The Ghana Statistical Service (GSS) says it will start using a revised Consumer Price Index (CPI) basket to calculate inflation from March.
The review of the basket is to reflect changes in household expenditure patterns over time. The resulting new CPI index will have 2012 as the base year, the GSS said. The current index uses 2002 as the base year.
It added that the review is a regular exercise conducted every five years, and is not informed by disputations over inflation figures published by the Service.
“We are trying to make the basket accommodate current happenings. This is because expenditure patterns have changed and there are some items in the basket which have become obsolete,” acting Government Statistician, Philomena Nyarko, told B&FT in an interview.
“We are finalising our data and so by March we should be implementing the rebased figures,” she added.
The new basket will comprise 272 commodities, up from the current basket’s composition of 242 items, after additions and subtractions were made.
New weights will be assigned to the commodities to reflect their relative importance in current household consumption.
Transport and communication are among items that will see higher weightings as they now make up a bigger share of household spending than previously.
This should see non-food items, like transportation, communication and health account, for almost 60 percent of goods in the basket.
Mr.

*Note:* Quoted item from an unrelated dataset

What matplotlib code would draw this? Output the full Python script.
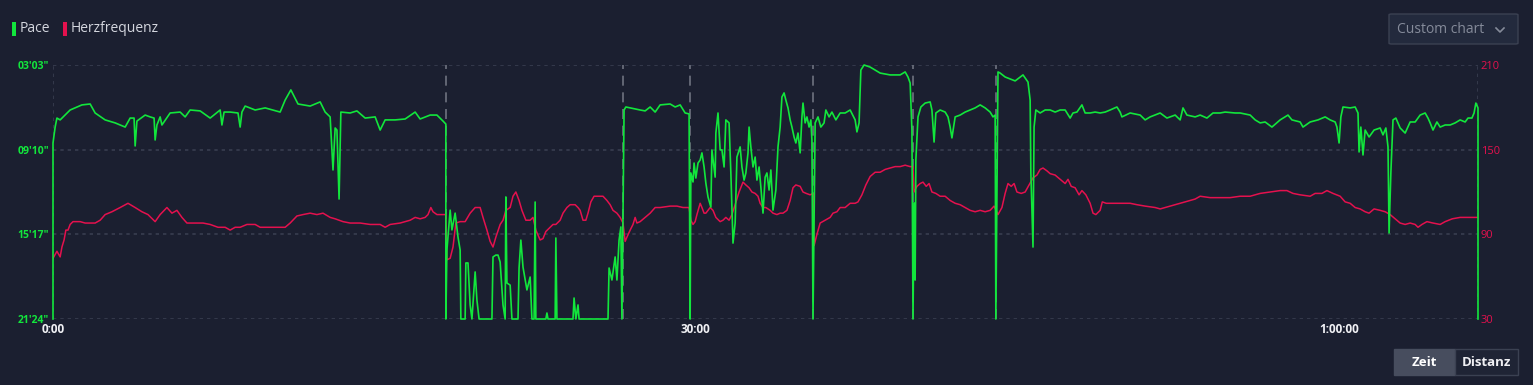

Asuo Afram, Head of Price Statistics at the GSS, explained that that the GSS arrived at the new basket and weights after studying the Ghana Living Standards Survey 5 (GLSS 5) and national accounts, and after broad consultations with the Bank of Ghana, the finance ministry and other stakeholder groups.
He said the rebasing of the CPI basket is to meet the international standards. “Just like the rebasing of the country’s GDP estimates, the review of the way inflation is calculated is also to ensure that the rate better reflects what pertains on the ground.”